O país já conheceu o desastre da Sudepe, a Superintendência de Desenvolvimento da Pesca, que ao ser extinta, no governo Sarney, deixou um brutal passivo de frotas movidas a créditos subsidiado.

As coisas não acontecem por acaso. Acompanhe-se o movimento dos estaleiros interessados, onde estão, quem defende a iniciativa, e se chegará à motivação de reativar uma atividade importante para vários países, fundamental para a dieta da sociedade, mas que só fica de pé se antecedida de um plano técnico exaustivo.

Não se irá longe, sem se avaliar os problemas ambientais e se há potenciais empresários com know-how e capital próprio dispostos a investir no ramo. A pesca artesanal, que responde por quase 80% da produção, está no limite e depende para crescer de infra-estrutura de terminais, frigoríficos e transporte.

Só com subsídios não se constrói um negócio essencialmente privado. Nem com um Ministério e centenas de cargos públicos comissionados.

Um passeio ao acaso

O mesmo governo ágil para criar novas estruturas e abrir vagas em que os salários serão muito maiores que os possíveis na iniciativa privada é inepto para destravar questões simples, como o nó em que se transformou a ampliação dos recursos requeridos pelo BNDES para atender a enorme demanda por investimentos, sobretudo os do PAC.

O dinheiro há.
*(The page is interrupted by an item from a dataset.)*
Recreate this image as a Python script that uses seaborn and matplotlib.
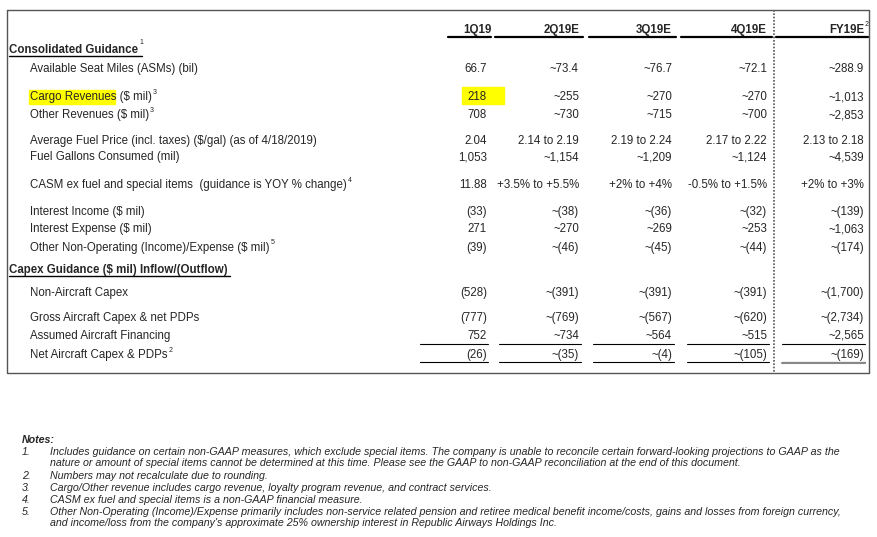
import matplotlib
matplotlib.use("Agg")
import matplotlib.pyplot as plt
import seaborn as sns

columns = ["1Q19", "2Q19E", "3Q19E", "4Q19E", "FY19E"]
row_labels = [
    "Available Seat Miles (ASMs) (bil)",
    "Cargo Revenues ($ mil)",
    "Other Revenues ($ mil)",
    "Average Fuel Price (incl. taxes) ($/gal) (as of 4/18/2019)",
    "Fuel Gallons Consumed (mil)",
    "CASM ex fuel and special items  (guidance is YOY % change)",
    "Interest Income ($ mil)",
    "Interest Expense ($ mil)",
    "Other Non-Operating (Income)/Expense ($ mil)",
    "Non-Aircraft Capex",
    "Gross Aircraft Capex & net PDPs",
    "Assumed Aircraft Financing",
    "Net Aircraft Capex & PDPs",
]
row_sup = ["", "3", "3", "", "", "4", "", "", "5", "", "", "", "2"]
q1 = ["66.7", "218", "708", "2.04", "1,053", "11.88", "(33)", "271", "(39)", "(528)", "(777)", "752", "(26)"]
q2 = ["~73.4", "~255", "~730", "2.14 to 2.19", "~1,154", "+3.5% to +5.5%", "~(38)", "~270", "~(46)", "~(391)", "~(769)", "~734", "~(35)"]
q3 = ["~76.7", "~270", "~715", "2.19 to 2.24", "~1,209", "+2% to +4%", "~(36)", "~269", "~(45)", "~(391)", "~(567)", "~564", "~(4)"]
q4 = ["~72.1", "~270", "~700", "2.17 to 2.22", "~1,124", "-0.5% to +1.5%", "~(32)", "~253", "~(44)", "~(391)", "~(620)", "~515", "~(105)"]
fy = ["~288.9", "~1,013", "~2,853", "2.13 to 2.18", "~4,539", "+2% to +3%", "~(139)", "~1,063", "~(174)", "~(1,700)", "~(2,734)", "~2,565", "~(169)"]
notes = [
    ("1.", "Includes guidance on certain non-GAAP measures, which exclude special items. The company is unable to reconcile certain forward-looking projections to GAAP as the\nnature or amount of special items cannot be determined at this time. Please see the GAAP to non-GAAP reconciliation at the end of this document."),
    ("2.", "Numbers may not recalculate due to rounding."),
    ("3.", "Cargo/Other revenue includes cargo revenue, loyalty program revenue, and contract services."),
    ("4.", "CASM ex fuel and special items is a non-GAAP financial measure."),
    ("5.", "Other Non-Operating (Income)/Expense primarily includes non-service related pension and retiree medical benefit income/costs, gains and losses from foreign currency,\nand income/loss from the company's approximate 25% ownership interest in Republic Airways Holdings Inc."),
]

sns.set_theme(style="white")
plt.rcParams["font.family"] = ["Liberation Sans", "DejaVu Sans"]

fig = plt.figure(figsize=(8.77, 5.37), dpi=100)
ax = fig.add_axes([0, 0, 1, 1])
ax.set_xlim(0, 877)
ax.set_ylim(537, 0)
ax.axis("off")

fs = 8.3
sfs = 5


def add_sup(t, y, s):
    fig.canvas.draw()
    bb = t.get_window_extent()
    x1 = ax.transData.inverted().transform((bb.x1, bb.y0))[0]
    ax.text(x1 + 1, y - 5, s, fontsize=sfs, va="center")


# outer box and dotted divider
ax.plot([7, 869, 869, 7, 7], [10, 10, 373, 373, 10], color="#555555", lw=1)
ax.plot([774, 774], [10, 373], color="#555555", lw=1.2, ls=(0, (1, 1)))

col_right = [487, 579, 672, 767, 864]
head_span = [(448, 491), (495, 583), (589, 676), (681, 772), (776, 868)]
for c, xr, (a, b) in zip(columns, col_right, head_span):
    if c == "1Q19":
        t = ax.text(477, 33, c, ha="center", va="baseline", fontsize=fs, fontweight="bold")
    else:
        t = ax.text(xr, 33, c, ha="right", va="baseline", fontsize=fs, fontweight="bold")
    ax.plot([a, b], [37, 37], color="black", lw=1.6)
add_sup(t, 30, "2")

ys = [69, 97, 115, 141, 157, 185, 212, 229, 248, 293, 318, 336, 355]

# section headers
t = ax.text(9, 50, "Consolidated Guidance", fontsize=fs, fontweight="bold", va="center")
add_sup(t, 48, "1")
ax.plot([9, 142], [56, 56], color="black", lw=1)
ax.text(9, 270, "Capex Guidance ($ mil) Inflow/(Outflow)", fontsize=fs, fontweight="bold", va="center")
ax.plot([9, 230], [276, 276], color="black", lw=1)

# highlight
ax.add_patch(plt.Rectangle((29, 90), 86, 14, color="#ffff00", zorder=0))
ax.add_patch(plt.Rectangle((462, 87), 42, 17, color="#ffff00", zorder=0))

for i, (lab, sup, y) in enumerate(zip(row_labels, row_sup, ys)):
    t = ax.text(30, y, lab, fontsize=fs, va="center")
    if sup:
        add_sup(t, y, sup)
    for vals, xr in zip([q1, q2, q3, q4, fy], col_right):
        ax.text(xr, y, vals[i], fontsize=fs, va="center", ha="right")

line_spans = [(420, 488), (499, 581), (593, 674), (687, 769), (782, 865)]
for a, b in line_spans:
    ax.plot([a, b], [344, 344], color="black", lw=0.8)
    ax.plot([a, b], [362, 362], color="black", lw=0.8)
ax.plot([782, 865], [363, 363], color="#888888", lw=1.5)

nfs = 7.7
ax.text(22, 440, "Notes:", fontsize=nfs, fontweight="bold", style="italic", va="center")
ny = 447
for num, txt in notes:
    ax.text(22, ny, num, fontsize=nfs, style="italic", va="top")
    ax.text(50, ny, txt, fontsize=nfs, style="italic", va="top", linespacing=1.1)
    ny += 12 * (txt.count("\n") + 1)

fig.savefig("out.png", dpi=100, facecolor="white")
Está parado na CEF. É do FGTS. São R$ 17 bilhões, dos quais só R$ 2 bilhões aplicados em infra-estrutura. O Tesouro deu a solução: destinar uma parte ao BNDES. A CEF propôs R$ 7 bilhões. Depois recuou. Dois ministros, Dilma Rousseff e Guido Mantega, não conseguiram desfazer esse nó.

Mas, afinal, não é tudo governo? Ou virou passeio ao acaso? Falta decisão de quem pode decidir.